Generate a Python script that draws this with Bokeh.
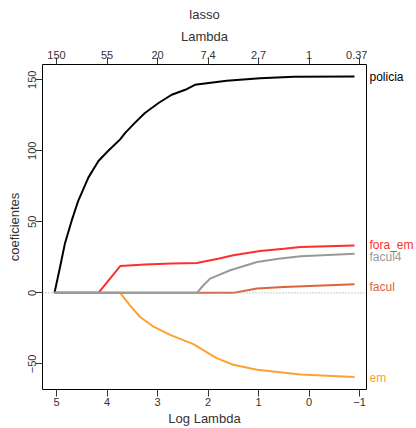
from bokeh.plotting import figure
from bokeh.models import Range1d, LinearAxis, FixedTicker, Title
from bokeh.layouts import row
from bokeh.embed import file_html
from bokeh.resources import INLINE
from bokeh.core.properties import value

# ---- data ----
series_names = ["policia", "fora_em", "em", "facul", "facul4"]
series_colors = ["#000000", "#FF2E2E", "#FFA12E", "#DB643A", "#999999"]

policia_x = [5.04, 4.93, 4.835, 4.70, 4.57, 4.37, 4.17, 3.98, 3.74, 3.64, 3.45, 3.25, 2.98, 2.72, 2.45, 2.26, 1.63, 0.97, 0.3, -0.9]
policia_y = [0, 18.2, 34.5, 50.8, 64.8, 81.1, 92.8, 99.8, 108, 112.6, 119.6, 126.6, 133.6, 139.4, 142.9, 146.4, 149.2, 151, 152, 152.3]

fora_em_x = [5.04, 4.17, 3.74, 3.25, 2.72, 2.22, 2.15, 1.8, 1.5, 0.97, 0.5, 0.17, -0.9]
fora_em_y = [0, 0, 18.9, 19.9, 20.6, 21, 21.5, 24, 26.4, 29.4, 31, 32.2, 33.4]

em_x = [5.04, 3.74, 3.55, 3.35, 3.08, 2.75, 2.29, 2.16, 1.83, 1.5, 1.03, 0.17, -0.9]
em_y = [0, 0, -8.6, -16.8, -23.8, -29.6, -36.1, -38.9, -45.9, -50.6, -54.1, -57.5, -59.2]

facul_x = [5.04, 1.5, 1.03, 0.5, -0.9]
facul_y = [0, 0, 3.1, 4.2, 6.1]

facul4_x = [5.04, 2.22, 2.1, 1.96, 1.56, 1.03, 0.6, 0.17, -0.9]
facul4_y = [0, 0, 5, 10, 15.9, 21.7, 24, 25.7, 27.5]

label_y = [152, 33.4, -59.6, 4, 25]

loglambda_ticks = [5, 4, 3, 2, 1, 0, -1]
lambda_labels = ["150", "55", "20", "7.4", "2.7", "1", "0.37"]
y_ticks = [-50, 0, 50, 100, 150]

xs_all = [policia_x, fora_em_x, em_x, facul_x, facul4_x]
ys_all = [policia_y, fora_em_y, em_y, facul_y, facul4_y]

FONT = "Liberation Sans"
TXT = "#333333"
TOP, BOTTOM = 63, 38

x_lo = max(max(xs) for xs in xs_all)
x_hi = min(min(xs) for xs in xs_all)
pad = 0.04 * (x_lo - x_hi)
yr = Range1d(-68, 160.7)

p = figure(width=367, height=428, output_backend="svg", toolbar_location=None,
           x_range=Range1d(x_lo + pad, x_hi - pad), y_range=yr,
           min_border_left=42, min_border_right=1, min_border_top=TOP, min_border_bottom=BOTTOM)
p.xgrid.visible = False
p.ygrid.visible = False
p.outline_line_color = "black"
p.outline_line_width = 1
p.background_fill_color = "white"
p.border_fill_color = "white"

for xs, ys, c in zip(xs_all, ys_all, series_colors):
    p.line(xs, ys, line_color=c, line_width=2)

# dotted zero line
p.line([x_lo + pad, x_hi - pad], [0, 0], line_color="#AAAAAA", line_width=1.2, line_dash="1 2")

def style_axis(ax):
    ax.axis_line_color = None
    ax.major_tick_line_color = TXT
    ax.minor_tick_line_color = None
    ax.major_tick_out = 7
    ax.major_tick_in = 0
    ax.major_label_text_font = FONT
    ax.major_label_text_font_size = "11px"
    ax.major_label_text_color = TXT
    ax.axis_label_text_font = FONT
    ax.axis_label_text_font_size = "13px"
    ax.axis_label_text_font_style = "normal"
    ax.axis_label_text_color = TXT

xa = p.xaxis[0]
xa.ticker = FixedTicker(ticks=loglambda_ticks)
xa.axis_label = "Log Lambda"
style_axis(xa)
xa.major_label_standoff = 1
xa.axis_label_standoff = 2

ya = p.yaxis[0]
ya.ticker = FixedTicker(ticks=y_ticks)
ya.axis_label = "coeficientes"
style_axis(ya)
ya.major_label_orientation = "vertical"
ya.major_label_standoff = -1
ya.axis_label_standoff = 4

top = LinearAxis(ticker=FixedTicker(ticks=loglambda_ticks),
                 major_label_overrides={t: l for t, l in zip(loglambda_ticks, lambda_labels)},
                 axis_label="Lambda")
style_axis(top)
top.major_label_standoff = -1
top.axis_label_standoff = 4
p.add_layout(top, "above")

p.title = Title(text="lasso", align="center", text_font=FONT, text_font_size="13px",
                text_font_style="normal", text_color=TXT, standoff=8)

# right-hand strip for the series labels, sharing the y range
q = figure(width=49, height=428, output_backend="svg", toolbar_location=None,
           x_range=Range1d(0, 1), y_range=yr,
           min_border_left=0, min_border_right=0, min_border_top=TOP, min_border_bottom=BOTTOM)
q.axis.visible = False
q.xgrid.visible = False
q.ygrid.visible = False
q.outline_line_color = None
q.background_fill_color = "white"
q.border_fill_color = "white"
q.text(x=[0] * len(series_names), y=label_y, text=series_names, text_color=series_colors,
       x_offset=2, text_font=value(FONT), text_font_size="12px",
       text_align="left", text_baseline="middle")

layout = row(p, q, spacing=0)
open("out.html", "w").write(file_html(layout, INLINE))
____
_Problem_
Omitting all images, print the listing exactly.

_Complete output_
Generate a Python script that draws this with Bokeh.
from bokeh.plotting import figure
from bokeh.models import Range1d, LinearAxis, FixedTicker, Title
from bokeh.layouts import row
from bokeh.embed import file_html
from bokeh.resources import INLINE
from bokeh.core.properties import value

# ---- data ----
series_names = ["policia", "fora_em", "em", "facul", "facul4"]
series_colors = ["#000000", "#FF2E2E", "#FFA12E", "#DB643A", "#999999"]

policia_x = [5.04, 4.93, 4.835, 4.70, 4.57, 4.37, 4.17, 3.98, 3.74, 3.64, 3.45, 3.25, 2.98, 2.72, 2.45, 2.26, 1.63, 0.97, 0.3, -0.9]
policia_y = [0, 18.2, 34.5, 50.8, 64.8, 81.1, 92.8, 99.8, 108, 112.6, 119.6, 126.6, 133.6, 139.4, 142.9, 146.4, 149.2, 151, 152, 152.3]

fora_em_x = [5.04, 4.17, 3.74, 3.25, 2.72, 2.22, 2.15, 1.8, 1.5, 0.97, 0.5, 0.17, -0.9]
fora_em_y = [0, 0, 18.9, 19.9, 20.6, 21, 21.5, 24, 26.4, 29.4, 31, 32.2, 33.4]

em_x = [5.04, 3.74, 3.55, 3.35, 3.08, 2.75, 2.29, 2.16, 1.83, 1.5, 1.03, 0.17, -0.9]
em_y = [0, 0, -8.6, -16.8, -23.8, -29.6, -36.1, -38.9, -45.9, -50.6, -54.1, -57.5, -59.2]

facul_x = [5.04, 1.5, 1.03, 0.5, -0.9]
facul_y = [0, 0, 3.1, 4.2, 6.1]

facul4_x = [5.04, 2.22, 2.1, 1.96, 1.56, 1.03, 0.6, 0.17, -0.9]
facul4_y = [0, 0, 5, 10, 15.9, 21.7, 24, 25.7, 27.5]

label_y = [152, 33.4, -59.6, 4, 25]

loglambda_ticks = [5, 4, 3, 2, 1, 0, -1]
lambda_labels = ["150", "55", "20", "7.4", "2.7", "1", "0.37"]
y_ticks = [-50, 0, 50, 100, 150]

xs_all = [policia_x, fora_em_x, em_x, facul_x, facul4_x]
ys_all = [policia_y, fora_em_y, em_y, facul_y, facul4_y]

FONT = "Liberation Sans"
TXT = "#333333"
TOP, BOTTOM = 63, 38

x_lo = max(max(xs) for xs in xs_all)
x_hi = min(min(xs) for xs in xs_all)
pad = 0.04 * (x_lo - x_hi)
yr = Range1d(-68, 160.7)

p = figure(width=367, height=428, output_backend="svg", toolbar_location=None,
           x_range=Range1d(x_lo + pad, x_hi - pad), y_range=yr,
           min_border_left=42, min_border_right=1, min_border_top=TOP, min_border_bottom=BOTTOM)
p.xgrid.visible = False
p.ygrid.visible = False
p.outline_line_color = "black"
p.outline_line_width = 1
p.background_fill_color = "white"
p.border_fill_color = "white"

for xs, ys, c in zip(xs_all, ys_all, series_colors):
    p.line(xs, ys, line_color=c, line_width=2)

# dotted zero line
p.line([x_lo + pad, x_hi - pad], [0, 0], line_color="#AAAAAA", line_width=1.2, line_dash="1 2")

def style_axis(ax):
    ax.axis_line_color = None
    ax.major_tick_line_color = TXT
    ax.minor_tick_line_color = None
    ax.major_tick_out = 7
    ax.major_tick_in = 0
    ax.major_label_text_font = FONT
    ax.major_label_text_font_size = "11px"
    ax.major_label_text_color = TXT
    ax.axis_label_text_font = FONT
    ax.axis_label_text_font_size = "13px"
    ax.axis_label_text_font_style = "normal"
    ax.axis_label_text_color = TXT

xa = p.xaxis[0]
xa.ticker = FixedTicker(ticks=loglambda_ticks)
xa.axis_label = "Log Lambda"
style_axis(xa)
xa.major_label_standoff = 1
xa.axis_label_standoff = 2

ya = p.yaxis[0]
ya.ticker = FixedTicker(ticks=y_ticks)
ya.axis_label = "coeficientes"
style_axis(ya)
ya.major_label_orientation = "vertical"
ya.major_label_standoff = -1
ya.axis_label_standoff = 4

top = LinearAxis(ticker=FixedTicker(ticks=loglambda_ticks),
                 major_label_overrides={t: l for t, l in zip(loglambda_ticks, lambda_labels)},
                 axis_label="Lambda")
style_axis(top)
top.major_label_standoff = -1
top.axis_label_standoff = 4
p.add_layout(top, "above")

p.title = Title(text="lasso", align="center", text_font=FONT, text_font_size="13px",
                text_font_style="normal", text_color=TXT, standoff=8)

# right-hand strip for the series labels, sharing the y range
q = figure(width=49, height=428, output_backend="svg", toolbar_location=None,
           x_range=Range1d(0, 1), y_range=yr,
           min_border_left=0, min_border_right=0, min_border_top=TOP, min_border_bottom=BOTTOM)
q.axis.visible = False
q.xgrid.visible = False
q.ygrid.visible = False
q.outline_line_color = None
q.background_fill_color = "white"
q.border_fill_color = "white"
q.text(x=[0] * len(series_names), y=label_y, text=series_names, text_color=series_colors,
       x_offset=2, text_font=value(FONT), text_font_size="12px",
       text_align="left", text_baseline="middle")

layout = row(p, q, spacing=0)
open("out.html", "w").write(file_html(layout, INLINE))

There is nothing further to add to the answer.